WRITTEN INSTRUCTION: Images should be left out, and everything else in the listing reproduced exactly.

# # # # #

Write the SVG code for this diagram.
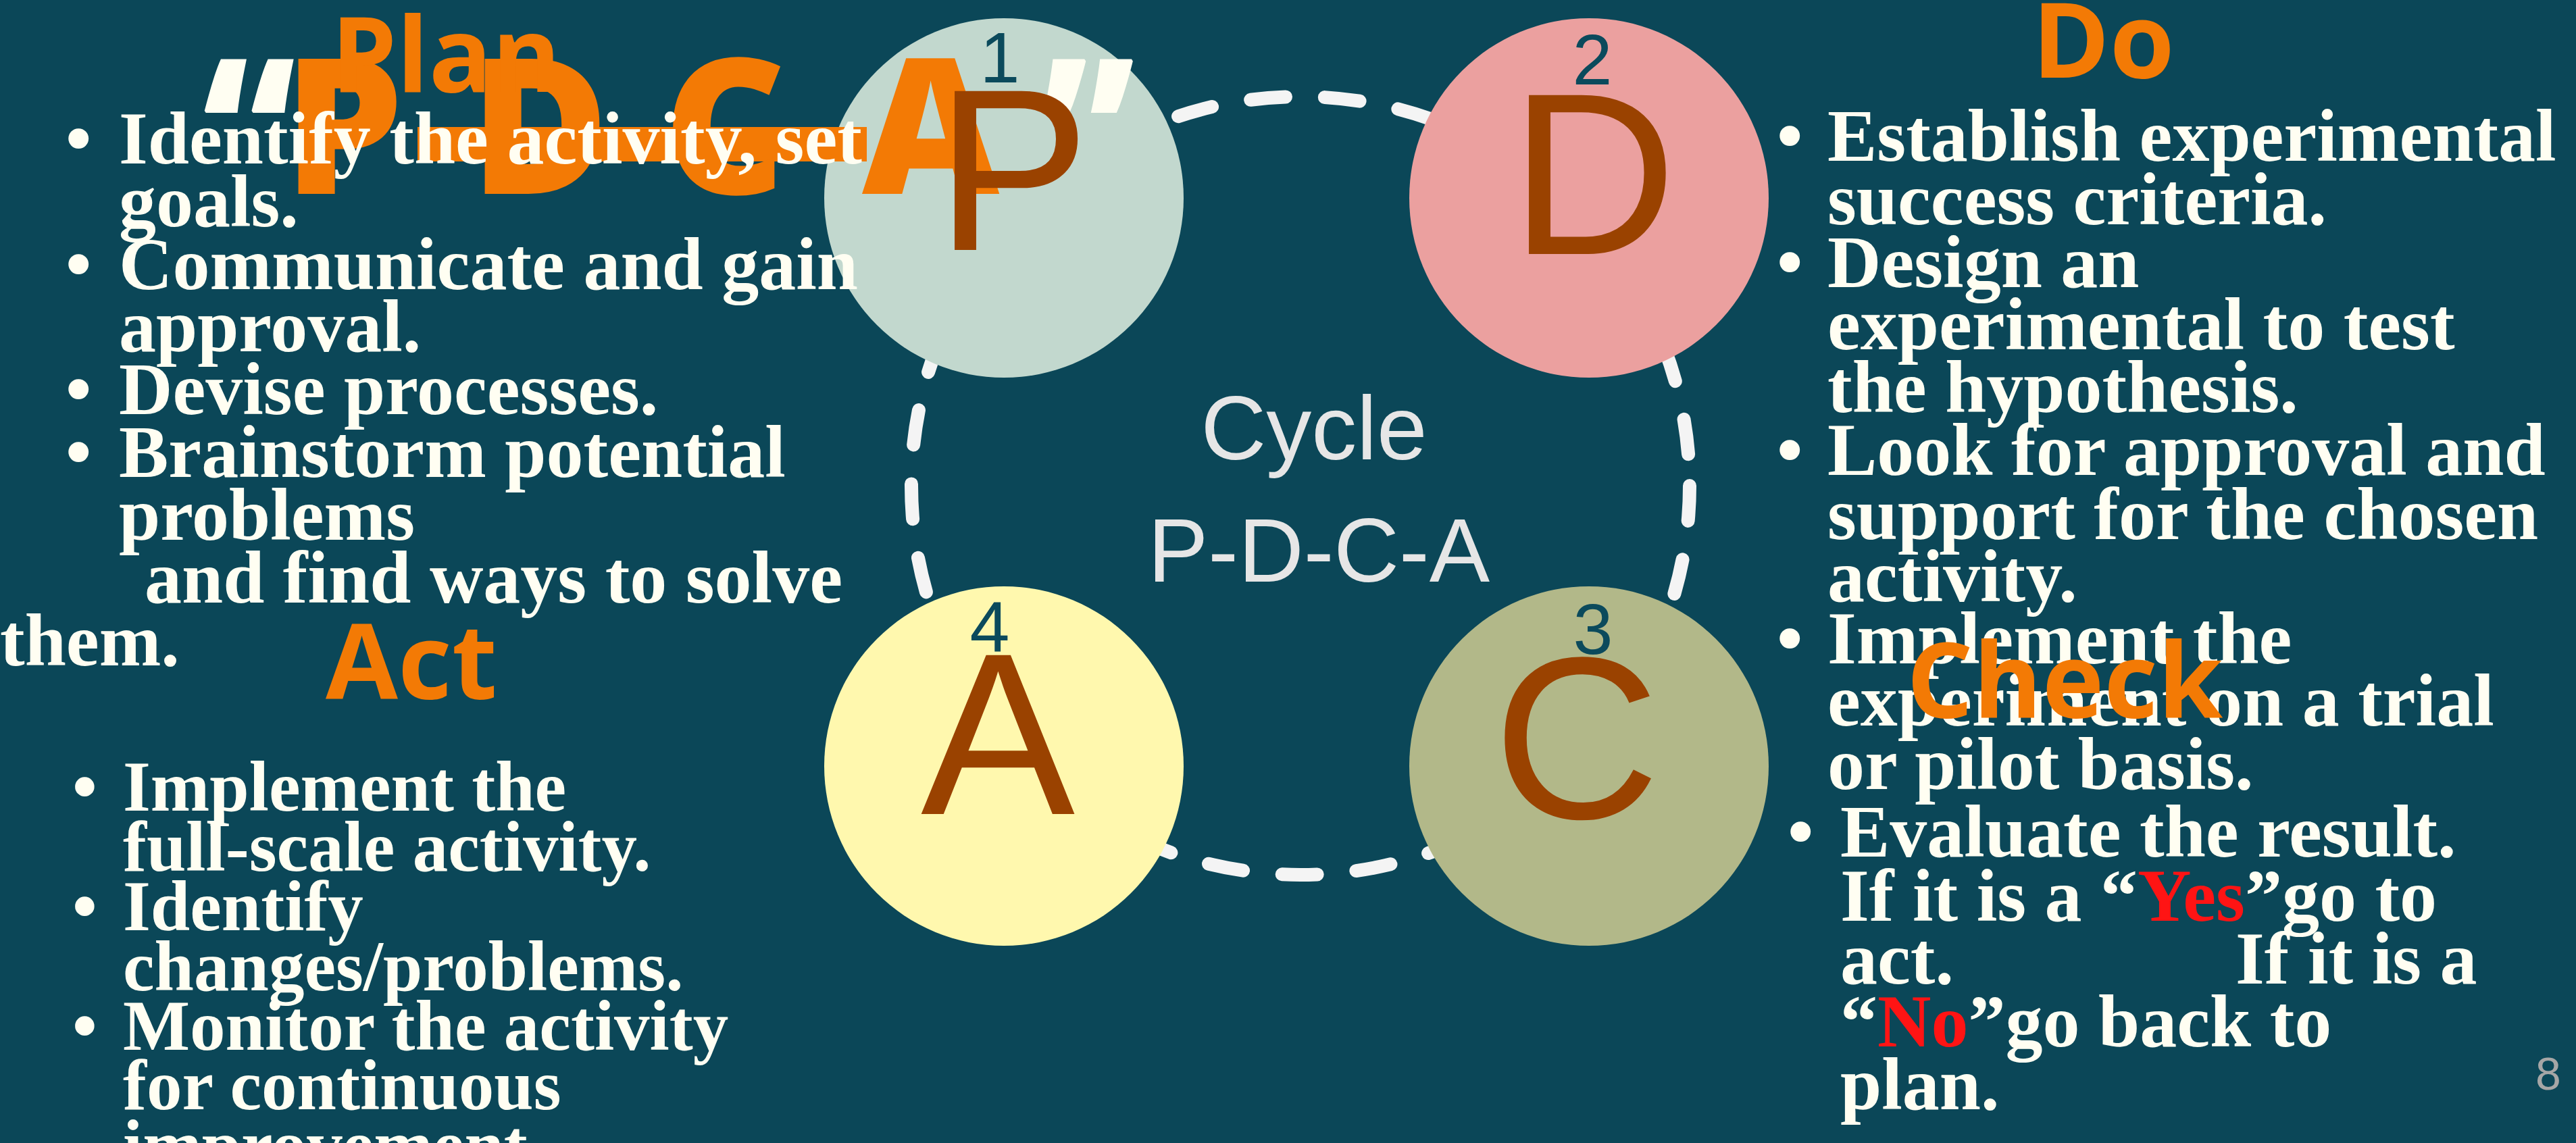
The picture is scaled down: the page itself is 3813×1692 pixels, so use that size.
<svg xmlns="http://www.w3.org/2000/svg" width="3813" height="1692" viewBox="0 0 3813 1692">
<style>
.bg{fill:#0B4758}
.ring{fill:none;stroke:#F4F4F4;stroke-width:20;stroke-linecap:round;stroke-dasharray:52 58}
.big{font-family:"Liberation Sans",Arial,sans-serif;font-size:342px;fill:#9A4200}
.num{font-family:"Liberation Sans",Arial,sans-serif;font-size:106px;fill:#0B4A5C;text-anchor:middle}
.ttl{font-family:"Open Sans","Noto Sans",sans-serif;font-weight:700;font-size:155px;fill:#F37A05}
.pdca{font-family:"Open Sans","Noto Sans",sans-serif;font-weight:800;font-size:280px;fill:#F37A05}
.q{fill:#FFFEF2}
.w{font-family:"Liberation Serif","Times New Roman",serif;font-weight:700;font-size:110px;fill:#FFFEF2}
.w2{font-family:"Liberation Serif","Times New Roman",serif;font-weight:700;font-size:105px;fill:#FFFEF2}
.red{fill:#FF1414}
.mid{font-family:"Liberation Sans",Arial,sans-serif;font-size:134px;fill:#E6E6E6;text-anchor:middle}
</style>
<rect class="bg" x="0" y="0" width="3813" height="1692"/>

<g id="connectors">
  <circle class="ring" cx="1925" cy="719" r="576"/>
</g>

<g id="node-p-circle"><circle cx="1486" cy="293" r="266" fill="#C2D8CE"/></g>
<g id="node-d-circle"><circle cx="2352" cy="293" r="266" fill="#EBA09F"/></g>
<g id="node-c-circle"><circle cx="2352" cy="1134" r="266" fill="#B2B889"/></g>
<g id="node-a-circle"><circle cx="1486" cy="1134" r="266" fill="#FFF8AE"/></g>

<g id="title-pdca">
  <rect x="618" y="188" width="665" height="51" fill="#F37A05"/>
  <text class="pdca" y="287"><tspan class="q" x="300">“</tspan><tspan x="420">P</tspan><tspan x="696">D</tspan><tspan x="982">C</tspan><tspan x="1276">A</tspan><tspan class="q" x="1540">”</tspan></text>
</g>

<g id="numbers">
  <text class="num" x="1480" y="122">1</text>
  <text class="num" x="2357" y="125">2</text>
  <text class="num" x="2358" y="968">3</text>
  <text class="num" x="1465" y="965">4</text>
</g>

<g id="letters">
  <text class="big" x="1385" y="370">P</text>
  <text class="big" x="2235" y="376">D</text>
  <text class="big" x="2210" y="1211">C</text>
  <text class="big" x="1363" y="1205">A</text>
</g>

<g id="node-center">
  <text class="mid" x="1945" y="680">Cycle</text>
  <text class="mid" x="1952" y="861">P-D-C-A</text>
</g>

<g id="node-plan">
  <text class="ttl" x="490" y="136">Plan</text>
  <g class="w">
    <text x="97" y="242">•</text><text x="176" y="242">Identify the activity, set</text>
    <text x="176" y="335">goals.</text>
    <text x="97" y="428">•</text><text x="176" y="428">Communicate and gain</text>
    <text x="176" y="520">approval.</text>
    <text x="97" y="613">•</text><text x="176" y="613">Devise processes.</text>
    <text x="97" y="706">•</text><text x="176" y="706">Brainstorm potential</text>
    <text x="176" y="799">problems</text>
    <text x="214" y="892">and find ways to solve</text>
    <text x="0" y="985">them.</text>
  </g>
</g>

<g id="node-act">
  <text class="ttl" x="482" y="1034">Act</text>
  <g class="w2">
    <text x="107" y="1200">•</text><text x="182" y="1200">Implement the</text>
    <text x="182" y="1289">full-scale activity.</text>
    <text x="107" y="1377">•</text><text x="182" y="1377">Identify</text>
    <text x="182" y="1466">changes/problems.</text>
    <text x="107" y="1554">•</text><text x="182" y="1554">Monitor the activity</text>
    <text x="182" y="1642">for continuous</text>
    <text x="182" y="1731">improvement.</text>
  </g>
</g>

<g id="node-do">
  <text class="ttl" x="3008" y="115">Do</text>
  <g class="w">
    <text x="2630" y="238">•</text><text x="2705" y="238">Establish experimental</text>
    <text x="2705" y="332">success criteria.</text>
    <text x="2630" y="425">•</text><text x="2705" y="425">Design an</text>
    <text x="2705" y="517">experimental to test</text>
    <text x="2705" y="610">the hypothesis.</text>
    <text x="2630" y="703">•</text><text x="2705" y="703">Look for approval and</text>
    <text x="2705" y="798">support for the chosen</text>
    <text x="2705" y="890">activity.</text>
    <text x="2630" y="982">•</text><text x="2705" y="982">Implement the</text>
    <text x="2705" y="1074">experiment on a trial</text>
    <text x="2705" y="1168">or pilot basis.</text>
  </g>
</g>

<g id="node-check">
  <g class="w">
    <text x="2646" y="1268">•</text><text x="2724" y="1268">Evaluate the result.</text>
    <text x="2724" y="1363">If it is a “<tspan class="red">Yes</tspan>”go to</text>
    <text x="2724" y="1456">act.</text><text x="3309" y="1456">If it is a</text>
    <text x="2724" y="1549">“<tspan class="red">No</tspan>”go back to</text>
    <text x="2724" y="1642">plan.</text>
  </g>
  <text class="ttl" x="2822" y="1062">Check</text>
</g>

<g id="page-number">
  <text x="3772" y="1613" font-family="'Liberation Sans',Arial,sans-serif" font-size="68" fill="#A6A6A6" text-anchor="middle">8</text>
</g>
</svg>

# # # # #

THE REPLY:
Write the SVG code for this diagram.
The picture is scaled down: the page itself is 3813×1692 pixels, so use that size.
<svg xmlns="http://www.w3.org/2000/svg" width="3813" height="1692" viewBox="0 0 3813 1692">
<style>
.bg{fill:#0B4758}
.ring{fill:none;stroke:#F4F4F4;stroke-width:20;stroke-linecap:round;stroke-dasharray:52 58}
.big{font-family:"Liberation Sans",Arial,sans-serif;font-size:342px;fill:#9A4200}
.num{font-family:"Liberation Sans",Arial,sans-serif;font-size:106px;fill:#0B4A5C;text-anchor:middle}
.ttl{font-family:"Open Sans","Noto Sans",sans-serif;font-weight:700;font-size:155px;fill:#F37A05}
.pdca{font-family:"Open Sans","Noto Sans",sans-serif;font-weight:800;font-size:280px;fill:#F37A05}
.q{fill:#FFFEF2}
.w{font-family:"Liberation Serif","Times New Roman",serif;font-weight:700;font-size:110px;fill:#FFFEF2}
.w2{font-family:"Liberation Serif","Times New Roman",serif;font-weight:700;font-size:105px;fill:#FFFEF2}
.red{fill:#FF1414}
.mid{font-family:"Liberation Sans",Arial,sans-serif;font-size:134px;fill:#E6E6E6;text-anchor:middle}
</style>
<rect class="bg" x="0" y="0" width="3813" height="1692"/>

<g id="connectors">
  <circle class="ring" cx="1925" cy="719" r="576"/>
</g>

<g id="node-p-circle"><circle cx="1486" cy="293" r="266" fill="#C2D8CE"/></g>
<g id="node-d-circle"><circle cx="2352" cy="293" r="266" fill="#EBA09F"/></g>
<g id="node-c-circle"><circle cx="2352" cy="1134" r="266" fill="#B2B889"/></g>
<g id="node-a-circle"><circle cx="1486" cy="1134" r="266" fill="#FFF8AE"/></g>

<g id="title-pdca">
  <rect x="618" y="188" width="665" height="51" fill="#F37A05"/>
  <text class="pdca" y="287"><tspan class="q" x="300">“</tspan><tspan x="420">P</tspan><tspan x="696">D</tspan><tspan x="982">C</tspan><tspan x="1276">A</tspan><tspan class="q" x="1540">”</tspan></text>
</g>

<g id="numbers">
  <text class="num" x="1480" y="122">1</text>
  <text class="num" x="2357" y="125">2</text>
  <text class="num" x="2358" y="968">3</text>
  <text class="num" x="1465" y="965">4</text>
</g>

<g id="letters">
  <text class="big" x="1385" y="370">P</text>
  <text class="big" x="2235" y="376">D</text>
  <text class="big" x="2210" y="1211">C</text>
  <text class="big" x="1363" y="1205">A</text>
</g>

<g id="node-center">
  <text class="mid" x="1945" y="680">Cycle</text>
  <text class="mid" x="1952" y="861">P-D-C-A</text>
</g>

<g id="node-plan">
  <text class="ttl" x="490" y="136">Plan</text>
  <g class="w">
    <text x="97" y="242">•</text><text x="176" y="242">Identify the activity, set</text>
    <text x="176" y="335">goals.</text>
    <text x="97" y="428">•</text><text x="176" y="428">Communicate and gain</text>
    <text x="176" y="520">approval.</text>
    <text x="97" y="613">•</text><text x="176" y="613">Devise processes.</text>
    <text x="97" y="706">•</text><text x="176" y="706">Brainstorm potential</text>
    <text x="176" y="799">problems</text>
    <text x="214" y="892">and find ways to solve</text>
    <text x="0" y="985">them.</text>
  </g>
</g>

<g id="node-act">
  <text class="ttl" x="482" y="1034">Act</text>
  <g class="w2">
    <text x="107" y="1200">•</text><text x="182" y="1200">Implement the</text>
    <text x="182" y="1289">full-scale activity.</text>
    <text x="107" y="1377">•</text><text x="182" y="1377">Identify</text>
    <text x="182" y="1466">changes/problems.</text>
    <text x="107" y="1554">•</text><text x="182" y="1554">Monitor the activity</text>
    <text x="182" y="1642">for continuous</text>
    <text x="182" y="1731">improvement.</text>
  </g>
</g>

<g id="node-do">
  <text class="ttl" x="3008" y="115">Do</text>
  <g class="w">
    <text x="2630" y="238">•</text><text x="2705" y="238">Establish experimental</text>
    <text x="2705" y="332">success criteria.</text>
    <text x="2630" y="425">•</text><text x="2705" y="425">Design an</text>
    <text x="2705" y="517">experimental to test</text>
    <text x="2705" y="610">the hypothesis.</text>
    <text x="2630" y="703">•</text><text x="2705" y="703">Look for approval and</text>
    <text x="2705" y="798">support for the chosen</text>
    <text x="2705" y="890">activity.</text>
    <text x="2630" y="982">•</text><text x="2705" y="982">Implement the</text>
    <text x="2705" y="1074">experiment on a trial</text>
    <text x="2705" y="1168">or pilot basis.</text>
  </g>
</g>

<g id="node-check">
  <g class="w">
    <text x="2646" y="1268">•</text><text x="2724" y="1268">Evaluate the result.</text>
    <text x="2724" y="1363">If it is a “<tspan class="red">Yes</tspan>”go to</text>
    <text x="2724" y="1456">act.</text><text x="3309" y="1456">If it is a</text>
    <text x="2724" y="1549">“<tspan class="red">No</tspan>”go back to</text>
    <text x="2724" y="1642">plan.</text>
  </g>
  <text class="ttl" x="2822" y="1062">Check</text>
</g>

<g id="page-number">
  <text x="3772" y="1613" font-family="'Liberation Sans',Arial,sans-serif" font-size="68" fill="#A6A6A6" text-anchor="middle">8</text>
</g>
</svg>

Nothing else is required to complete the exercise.